The human rights of Indigenous peoples—protected by Treaty, enshrined in the Constitution, and recognized under international human rights law—are not mere “interests”. There is a clear, established public interest in ensuring the highest standard of protection and fulfilment of these rights. They cannot be fairly or appropriately equated to simple financial interests, even the financial interests of other First Nations.
In light of this persistent and systemic failure to properly consider Indigenous rights at the injunction stage, the continued association of court injunctions with “rule of law” rings hollow. Federal, provincial, and territorial governments need to engage in good faith, and with real political will, in ensuring that Indigenous rights and title are recognized and upheld.

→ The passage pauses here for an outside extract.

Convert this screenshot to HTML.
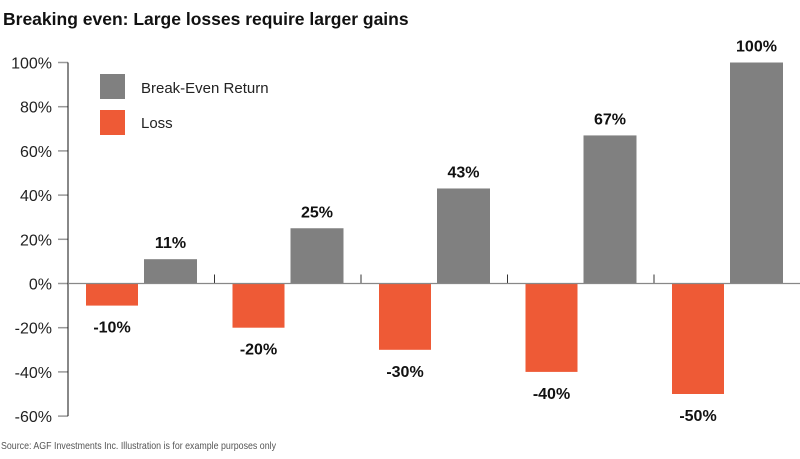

In the meantime, their human rights obligations mean that they should, at the very least, be standing alongside Indigenous rights defenders in the courts to insist that their rights not be ignored or pushed aside for another day.
[1] Coastal GasLink Pipeline Ltd. v Huson, 2018 BCSC 2343, para 31.
[2] Coastal GasLink Pipeline Ltd. v Huson, 2018 BCSC 2343, para 33.
[3] ICCPR arts 1 & 27; ICESCR art 1.
[4] Frontenac Ventures Corporation v Ardoch Algonquin First Nation, 2008 ONCA 534, para 46.
[5] Sarah Cox, “’Deck Stacked’ Against First Nations Seeking Site C Injunction, Experts Say” The Narwhal (19 January 2018), thenarwhal.ca/deck-stacked-first-nations-site-c-injunction-experts/.
[6] West Moberly First Nation v British Columbia, 2018 BCSC 1835, para 336.
[7] The Court notes that harms resulting from project delays “would include significant and direct negative financial consequences to the Wet’suwet’en first nation and other indigenous-owned companies who have contracted and subcontracted for some of the project work.” Coastal GasLink Pipeline Ltd. v Huson, 2018 BCSC 2343, para 31.